2007-11-29
Move a team to Memphis? PRO: Would create a great new rivalry, the Battle of Tennessee. CON: Trying to convert an Elvis outfit to the RBK Edge format.
Jiri Tlusty caught sending naked pics to girlfriend. See if we can get him a role in High School Musical 3.
-The Team of Peace strikes again. TO DO: Suspend Scott Hartnell, and get an exterminator into Philadelphia to look for any remaining traces of Bobby Clarke.
Marian Gaborik issues an apology to fantasy owners. It’s good to see he cares first and formeost about our fans than what his selfish team wants him to do. Wait… what? That apology was fake? The BASTARD!
Brian Burke proposes a “celery-eating” option for trades. Good. I happen to like celery a lot. It's great with peanut butter, and... Wait a second… hold on… Oh, SALARY-eating option. Gotta remember not to get those words mixed up again.
Change the schedule to allow more games between Canadian teams? CON: It takes away from games that would allow rivalries to be developed. PRO: Edmonton, Calgary, and Vancouver have more chances to beat the crap out of Toronto.
Brett Hull new Stars co-GM. As usual, Hull uses his buddy-buddy relationships with the higher-ups to get a position he doesn’t deserve. (TO DO: Put David Stern on my Christmas Card list.)

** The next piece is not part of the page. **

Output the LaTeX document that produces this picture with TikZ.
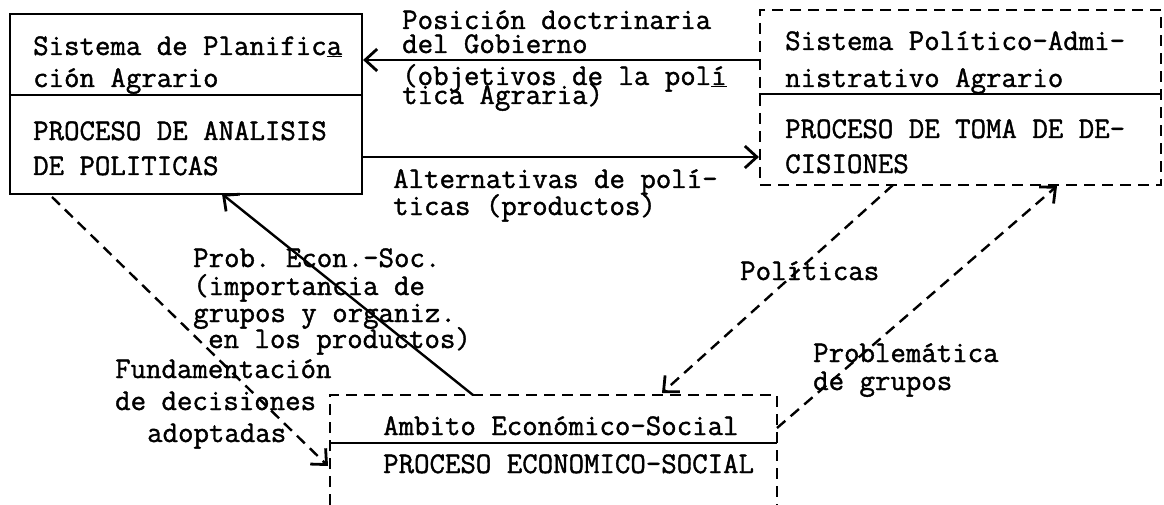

Send players to the Olympics? PRO: We get much needed international exposure, and bring in new fans across the world. CON: No All-Star game revenues.
TRADES TO APPROVE: See below.
TRADE #1: The Boston Bruins trade Tuukka Rask to the Toronto Maple Leafs for Andrew Raycroft. (TO DO: Look into those notes from JFJ saying, “pleasepleaseplease pretty please with a cherry on top, pleeeeeeeeeeeeease approve this trade!”)
TRADE #2: The Buffalo Sabres trade the HSBC Arena lighting grid to the Pittsburgh Penguins for the Mellon Arena scoreboard.